Check every line of the entries below for the word "with", and copy the ones that have it.

- **Data supplied**:
>> BEGIN

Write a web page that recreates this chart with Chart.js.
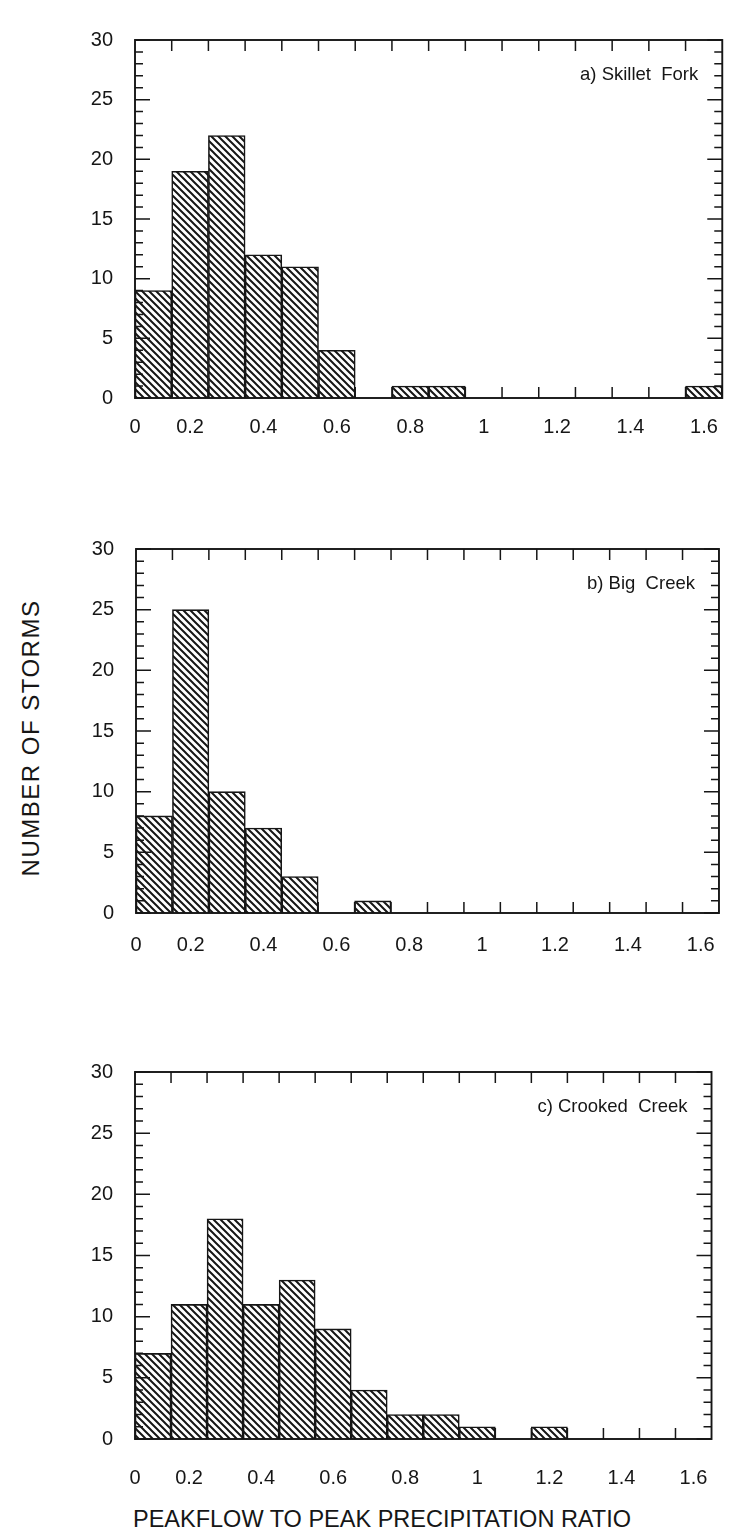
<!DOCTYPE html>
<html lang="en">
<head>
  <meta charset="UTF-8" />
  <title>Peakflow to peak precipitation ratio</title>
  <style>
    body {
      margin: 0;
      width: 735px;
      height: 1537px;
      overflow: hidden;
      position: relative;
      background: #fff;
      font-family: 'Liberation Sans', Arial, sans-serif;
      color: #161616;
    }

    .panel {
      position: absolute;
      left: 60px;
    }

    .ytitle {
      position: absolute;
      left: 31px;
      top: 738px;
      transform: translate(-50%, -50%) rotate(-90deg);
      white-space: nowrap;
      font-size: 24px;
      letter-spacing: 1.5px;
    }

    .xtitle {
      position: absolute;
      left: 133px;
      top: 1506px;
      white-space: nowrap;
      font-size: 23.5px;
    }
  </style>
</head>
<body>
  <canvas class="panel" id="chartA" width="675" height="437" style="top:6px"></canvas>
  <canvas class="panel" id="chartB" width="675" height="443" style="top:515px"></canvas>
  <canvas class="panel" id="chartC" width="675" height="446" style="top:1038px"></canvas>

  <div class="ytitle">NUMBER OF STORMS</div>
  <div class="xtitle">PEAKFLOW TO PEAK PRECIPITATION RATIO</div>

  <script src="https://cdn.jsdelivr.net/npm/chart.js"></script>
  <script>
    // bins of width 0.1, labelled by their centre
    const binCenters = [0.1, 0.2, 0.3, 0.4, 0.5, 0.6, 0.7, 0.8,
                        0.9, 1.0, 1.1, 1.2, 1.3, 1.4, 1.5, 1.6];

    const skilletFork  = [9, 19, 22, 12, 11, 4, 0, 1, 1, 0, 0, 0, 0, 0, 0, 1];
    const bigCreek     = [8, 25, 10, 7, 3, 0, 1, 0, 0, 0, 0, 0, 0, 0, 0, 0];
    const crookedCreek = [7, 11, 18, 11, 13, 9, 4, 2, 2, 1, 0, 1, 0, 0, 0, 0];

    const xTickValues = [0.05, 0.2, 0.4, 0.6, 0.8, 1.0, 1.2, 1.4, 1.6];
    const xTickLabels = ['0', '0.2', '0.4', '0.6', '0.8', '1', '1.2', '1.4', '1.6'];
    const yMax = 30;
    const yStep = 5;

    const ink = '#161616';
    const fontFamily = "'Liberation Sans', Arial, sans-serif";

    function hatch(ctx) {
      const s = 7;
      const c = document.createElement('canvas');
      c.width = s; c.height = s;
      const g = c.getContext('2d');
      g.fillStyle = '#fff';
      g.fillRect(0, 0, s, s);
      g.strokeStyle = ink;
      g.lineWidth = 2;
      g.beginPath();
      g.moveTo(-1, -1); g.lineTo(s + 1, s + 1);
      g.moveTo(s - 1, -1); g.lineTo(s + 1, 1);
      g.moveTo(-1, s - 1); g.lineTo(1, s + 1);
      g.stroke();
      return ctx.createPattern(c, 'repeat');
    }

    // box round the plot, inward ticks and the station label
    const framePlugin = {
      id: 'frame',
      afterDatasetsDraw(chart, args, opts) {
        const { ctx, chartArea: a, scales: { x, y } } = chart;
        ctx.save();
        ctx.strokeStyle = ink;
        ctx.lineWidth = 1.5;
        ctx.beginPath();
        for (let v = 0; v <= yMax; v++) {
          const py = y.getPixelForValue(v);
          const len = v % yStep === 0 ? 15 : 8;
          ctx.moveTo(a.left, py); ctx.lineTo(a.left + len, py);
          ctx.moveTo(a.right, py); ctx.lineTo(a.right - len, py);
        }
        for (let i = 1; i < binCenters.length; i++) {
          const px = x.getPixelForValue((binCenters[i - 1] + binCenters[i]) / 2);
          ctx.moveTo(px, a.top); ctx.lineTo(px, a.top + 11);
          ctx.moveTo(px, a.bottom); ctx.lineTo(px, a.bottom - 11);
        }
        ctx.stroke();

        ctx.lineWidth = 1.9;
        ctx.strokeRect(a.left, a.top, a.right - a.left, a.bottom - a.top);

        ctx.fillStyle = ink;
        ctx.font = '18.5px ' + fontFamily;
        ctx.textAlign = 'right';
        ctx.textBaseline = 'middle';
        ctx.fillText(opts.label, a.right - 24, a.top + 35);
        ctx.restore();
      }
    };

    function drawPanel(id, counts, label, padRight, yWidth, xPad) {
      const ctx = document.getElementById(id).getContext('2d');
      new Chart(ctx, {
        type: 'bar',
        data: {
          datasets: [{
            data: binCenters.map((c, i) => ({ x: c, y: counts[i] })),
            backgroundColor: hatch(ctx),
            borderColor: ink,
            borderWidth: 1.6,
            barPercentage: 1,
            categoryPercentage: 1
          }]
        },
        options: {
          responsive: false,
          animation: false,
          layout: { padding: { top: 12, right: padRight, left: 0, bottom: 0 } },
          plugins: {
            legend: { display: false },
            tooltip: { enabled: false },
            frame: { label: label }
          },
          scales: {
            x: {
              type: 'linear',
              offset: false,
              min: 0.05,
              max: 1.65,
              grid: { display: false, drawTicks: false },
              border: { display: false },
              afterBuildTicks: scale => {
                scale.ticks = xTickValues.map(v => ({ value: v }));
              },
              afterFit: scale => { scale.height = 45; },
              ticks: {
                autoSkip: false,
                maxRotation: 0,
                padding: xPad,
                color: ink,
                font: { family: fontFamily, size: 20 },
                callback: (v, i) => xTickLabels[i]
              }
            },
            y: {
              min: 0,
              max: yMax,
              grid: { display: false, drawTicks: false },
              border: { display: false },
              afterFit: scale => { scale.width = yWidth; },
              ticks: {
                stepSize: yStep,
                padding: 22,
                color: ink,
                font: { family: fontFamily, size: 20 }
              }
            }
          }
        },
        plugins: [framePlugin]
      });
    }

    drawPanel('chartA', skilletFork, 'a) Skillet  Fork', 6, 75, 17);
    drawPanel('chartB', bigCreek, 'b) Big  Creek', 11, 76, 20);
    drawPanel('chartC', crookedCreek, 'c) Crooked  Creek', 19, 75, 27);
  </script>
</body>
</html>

>> END
>> BEGIN

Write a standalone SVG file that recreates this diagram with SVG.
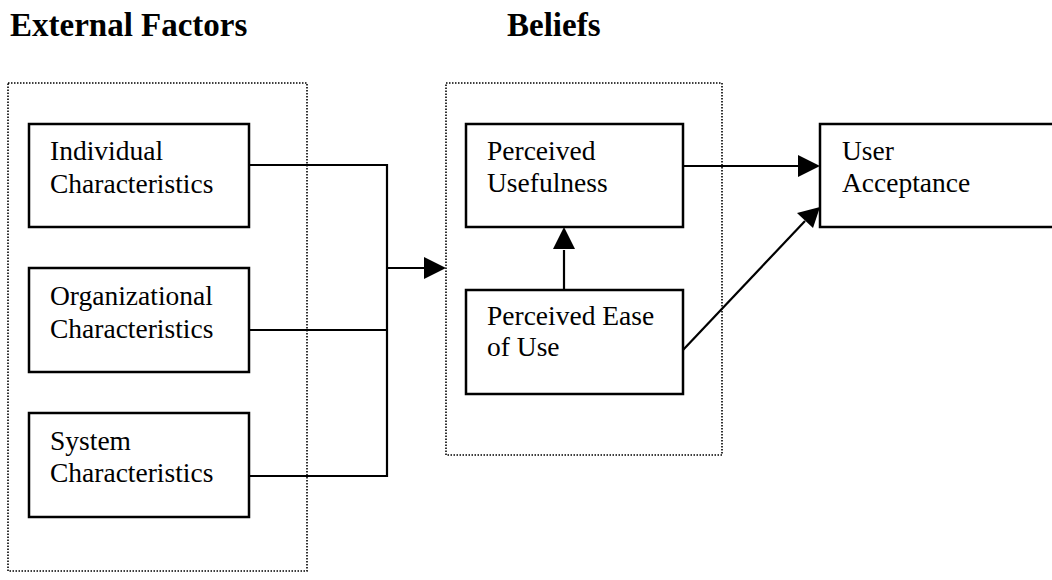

>> END

- **Answer to the problem**:
Write a web page that recreates this chart with Chart.js.
Write a standalone SVG file that recreates this diagram with SVG.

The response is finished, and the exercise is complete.